As she sits in the living room of her neat terraced home, Rachael Ford knows what people will think of her.
"I know because I've thought the same things myself about Death Row wives. What possesses a woman to marry a man waiting to be executed?" And she says: "I'm no Death Row groupie. The last thing I imagined would happen when I started writing to Tony was that I would actually marry him.
"But as soon as I started reading about him, I knew we were so alike. I researched his case extensively before asking if there was anything I could do."
An articulate mother of one, Rachael doesn't fit in to the mad, sad or desperate category. And her petite frame belies a steely resolve which helps in the face of vilification from pro-death penalty campaigners in America.
Rachael's husband, Tony Egbuna Ford, a convicted murderer, is on Death Row in Texas, the state that executes more prisoners than any other in America.
For the past 13 years he has protested his innocence from a tiny cell furnished with a metal bunk and toilet. He is locked up for 23 hours a day.
Doreen Lioy also falls into the same category.
Her wish was also granted when she became the wife of Richard Ramirez, the night stalker who murdered 13 people in the late 1980's by raiding their homes at night.
After an 11-year courtship in which she wrote him 75 letters in prison, he accepted her proposal. He was attracted to her, one of her friends said on her wedding day, because she said she was a virgin.
"Satanists don't wear gold," he reportedly told her when they discussed wedding bands.
In fact, she isn't alone. 'Serial Killer Groupies' write letters of adoration daily to Death Row inmates from all over the world, some of them 20 handwritten pages long.

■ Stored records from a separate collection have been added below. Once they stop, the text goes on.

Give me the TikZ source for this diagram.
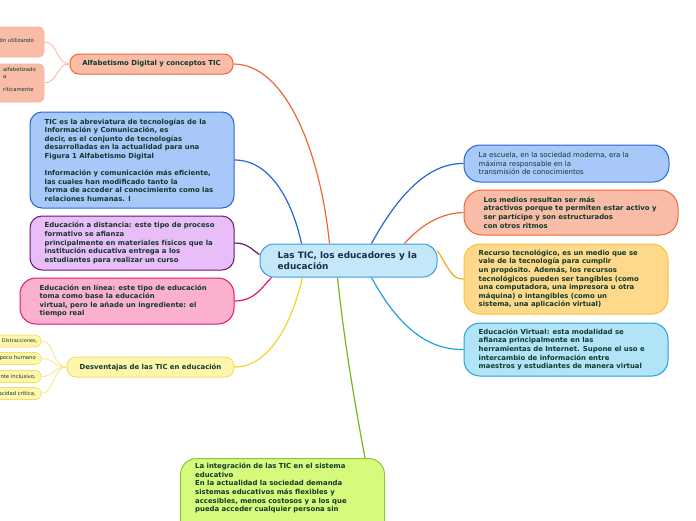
\documentclass[tikz,border=0pt]{standalone}
\usepackage{fontspec}
\setmainfont{DejaVu Sans}
\definecolor{txtc}{HTML}{0F3A2B}
\definecolor{navy}{HTML}{1C2C4C}
\definecolor{salF}{HTML}{F9BCA7}
\definecolor{salB}{HTML}{F26535}
\definecolor{salL}{HTML}{F8B39C}
\definecolor{bluF}{HTML}{A8C8FA}
\definecolor{bluB}{HTML}{2468D6}
\definecolor{purF}{HTML}{E9BDF7}
\definecolor{purB}{HTML}{651A70}
\definecolor{pnkF}{HTML}{FCB0D0}
\definecolor{pnkB}{HTML}{E2156E}
\definecolor{yelF}{HTML}{FFF6AE}
\definecolor{yelB}{HTML}{F3DE6C}
\definecolor{yelC}{HTML}{EED630}
\definecolor{yelL}{HTML}{F6E68E}
\definecolor{cenF}{HTML}{C4E8FA}
\definecolor{cenB}{HTML}{3A9CE0}
\definecolor{orgF}{HTML}{FED98B}
\definecolor{orgB}{HTML}{F6C233}
\definecolor{orgC}{HTML}{F5A623}
\definecolor{cyaF}{HTML}{B2E4F8}
\definecolor{cyaB}{HTML}{1FA1DE}
\definecolor{grnF}{HTML}{D6FA7B}
\definecolor{grnB}{HTML}{8CC63F}
\definecolor{grnC}{HTML}{7AB51D}
\tikzset{
  box/.style={rounded corners=12pt, line width=1pt, inner sep=0pt},
  pill/.style={rounded corners=9pt, line width=1pt, inner sep=0pt},
  small/.style={rounded corners=5pt, line width=0.7pt, inner sep=0pt},
  btxt/.style={font=\bfseries\fontsize{6.9}{8.6}\selectfont, text=txtc, align=left, inner sep=0pt},
  rtxt/.style={font=\fontsize{7}{8.6}\selectfont, text=txtc, align=left, inner sep=0pt},
  stxt/.style={font=\fontsize{5.3}{7}\selectfont, text=txtc, align=right, inner sep=0pt},
  conn/.style={line width=1.2pt},
  thin/.style={line width=0.8pt},
}
\begin{document}
\begin{tikzpicture}[x=1pt,y=-1pt]
\useasboundingbox (0,0) rectangle (696,520);
\clip (0,0) rectangle (696,520);
\fill[white] (0,0) rectangle (696,520);

% central
\node[box, rounded corners=14pt, fill=cenF, draw=cenB, minimum width=177, minimum height=33] (c) at (348.5,260.5) {};
\node[font=\bfseries\fontsize{8.9}{11}\selectfont, text=navy, align=left, inner sep=0pt, anchor=west] (ct) at ([xshift=18pt]c.west) {Las TIC, los educadores y la\\educación};

% top-left
\node[pill, fill=salF, draw=salB, minimum width=163, minimum height=20] (alf) at (151.5,64) {};
\node[btxt] (alft) at (alf.center) {Alfabetismo Digital y conceptos TIC};
\node[small, fill=salF, draw=salL, minimum width=70, minimum height=30] (a1) at (9,42) {};
\node[stxt, anchor=east] (a1t) at (34,40) {ón utilizando};
\node[small, fill=salF, draw=salL, minimum width=70, minimum height=38] (a2) at (9,83) {};
\node[stxt, anchor=north east, align=left] (a2t) at (36,67) {alfabetizado\\a\\[6pt]ríticamente};
\draw[thin, salL] (alf.west) .. controls (56,64) and (58,42) .. (a1.east);
\draw[thin, salL] (alf.west) .. controls (56,64) and (58,83) .. (a2.east);

% left boxes
\node[box, fill=bluF, draw=bluB, minimum width=204, minimum height=96] (tic) at (132,160) {};
\node[btxt, anchor=west] (tict) at ([xshift=15pt]tic.west) {TIC es la abreviatura de tecnologías de la\\Información y Comunicación, es\\decir, es el conjunto de tecnologías\\desarrolladas en la actualidad para una\\Figura 1 Alfabetismo Digital\\[8.6pt]Información y comunicación más eficiente,\\las cuales han modificado tanto la\\forma de acceder al conocimiento como las\\relaciones humanas. l};

\node[box, fill=purF, draw=purB, minimum width=204, minimum height=54] (dis) at (132,243) {};
\node[btxt, anchor=west] (dist) at ([xshift=15pt]dis.west) {Educación a distancia: este tipo de proceso\\formativo se afianza\\principalmente en materiales físicos que la\\institución educativa entrega a los\\estudiantes para realizar un curso};

\node[box, rounded corners=16pt, fill=pnkF, draw=pnkB, minimum width=214, minimum height=46] (lin) at (127,301) {};
\node[btxt, anchor=west] (lint) at ([xshift=20pt]lin.west) {Educación en línea: este tipo de educación\\toma como base la educación\\virtual, pero le añade un ingrediente: el\\tiempo real};

% desventajas
\node[pill, fill=yelF, draw=yelB, minimum width=167, minimum height=20] (des) at (150.5,367) {};
\node[btxt] (dest) at (des.center) {Desventajas de las TIC en educación};
\node[small, fill=yelF, draw=yelB, minimum width=60, minimum height=12] (d1) at (11,341) {};
\node[stxt, anchor=east, font=\fontsize{5}{7}\selectfont] (d1t) at (37.5,341) {Distracciones,};
\node[small, fill=yelF, draw=yelB, minimum width=60, minimum height=12] (d2) at (11,358.5) {};
\node[stxt, anchor=east] (d2t) at (36,358.5) {poco humano};
\node[small, fill=yelF, draw=yelB, minimum width=60, minimum height=12] (d3) at (11,376.5) {};
\node[stxt, anchor=east] (d3t) at (36,376.5) {nte inclusivo,};
\node[small, fill=yelF, draw=yelB, minimum width=60, minimum height=12] (d4) at (11,393.5) {};
\node[stxt, anchor=east] (d4t) at (36,393.5) {acidad crítica,};
\draw[thin, yelL] (des.west) .. controls (52,367) and (55,341) .. (d1.east);
\draw[thin, yelL] (des.west) .. controls (52,367) and (55,358.5) .. (d2.east);
\draw[thin, yelL] (des.west) .. controls (52,367) and (55,376.5) .. (d3.east);
\draw[thin, yelL] (des.west) .. controls (52,367) and (55,393.5) .. (d4.east);

% right boxes
\node[box, rounded corners=16pt, fill=bluF, draw=bluB, minimum width=205, minimum height=37] (r1) at (566.5,163.5) {};
\node[rtxt, anchor=west] (r1t) at ([xshift=15pt]r1.west) {La escuela, en la sociedad moderna, era la\\máxima responsable en la\\transmisión de conocimientos};

\node[box, rounded corners=18pt, fill=salF, draw=salB, minimum width=214, minimum height=45] (r2) at (571,212.5) {};
\node[btxt, anchor=west] (r2t) at ([xshift=20pt]r2.west) {Los medios resultan ser más\\atractivos porque te permiten estar activo y\\ser partícipe y son estructurados\\con otros ritmos};

\node[box, rounded corners=16pt, fill=orgF, draw=orgB, minimum width=204, minimum height=70] (r3) at (566,279) {};
\node[btxt, anchor=west] (r3t) at ([xshift=15pt]r3.west) {Recurso tecnológico, es un medio que se\\vale de la tecnología para cumplir\\un propósito. Además, los recursos\\tecnológicos pueden ser tangibles (como\\una computadora, una impresora u otra\\máquina) o intangibles (como un\\sistema, una aplicación virtual)};

\node[box, rounded corners=16pt, fill=cyaF, draw=cyaB, minimum width=204, minimum height=53] (r4) at (566,349.5) {};
\node[btxt, anchor=west] (r4t) at ([xshift=15pt]r4.west) {Educación Virtual: esta modalidad se\\afianza principalmente en las\\herramientas de Internet. Supone el uso e\\intercambio de información entre\\maestros y estudiantes de manera virtual};

% bottom green
\node[box, rounded corners=16pt, fill=grnF, draw=grnB, minimum width=204, minimum height=100, anchor=north west] (g) at (180,458) {};
\node[btxt, anchor=north west] (gt) at (195,463) {La integración de las TIC en el sistema\\educativo\\En la actualidad la sociedad demanda\\sistemas educativos más flexibles y\\accesibles, menos costosos y a los que\\pueda acceder cualquier persona sin};

% connectors from central
\draw[conn, salB] ([xshift=70pt]c.north west) .. controls (320,150) and (285,64) .. (alf.east);
\draw[conn, bluB] ([xshift=42pt]c.north west) .. controls (292,200) and (270,160) .. (tic.east);
\draw[conn, purB] ([yshift=6pt]c.west) .. controls (252,250) and (248,243) .. (dis.east);
\draw[conn, pnkB] ([xshift=12pt]c.south west) .. controls (262,287) and (255,301) .. (lin.east);
\draw[conn, yelC] ([xshift=43pt]c.south west) .. controls (292,322) and (270,367) .. (des.east);
\draw[conn, grnC] ([xshift=78pt]c.south west) .. controls (345,350) and (358,420) .. ([xshift=185pt]g.north west);
\draw[conn, cyaB] ([xshift=112pt]c.south west) .. controls (400,330) and (430,350) .. (r4.west);
\draw[conn, orgC] ([yshift=10pt]c.east) .. controls (450,271) and (452,279) .. (r3.west);
\draw[conn, salB] ([xshift=145pt]c.north west) .. controls (420,226) and (440,213) .. (r2.west);
\draw[conn, bluB] ([xshift=112pt]c.north west) .. controls (398,195) and (428,163) .. (r1.west);
\end{tikzpicture}
\end{document}
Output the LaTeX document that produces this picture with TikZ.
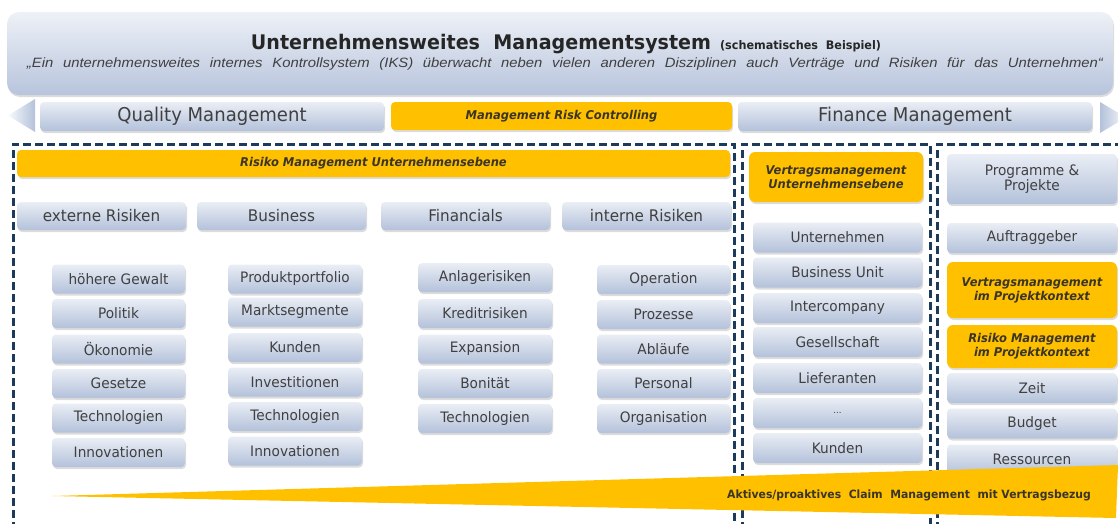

Richard Allen Davis, the man who kidnapped 12-year-old Polly Klaas from her Petaluma home in 1993 and killed her probably gets more mail than most.
Richard Ramirez has women virtually throwing themselves at him despite the fact he is already married.
Scott Peterson, the man who was convicted of murdering his wife and unborn child, had been on Death Row barely an hour when the first marriage proposal arrived from a woman who wants to be the new Mrs. Scott Peterson.
Three dozen phone calls came in to the warden's office on Peterson's first day at his new home in San Quentin State Prison -- women were pleading for his mailing address, and another smitten 18-year-old gave him his 2nd marriage prospoal.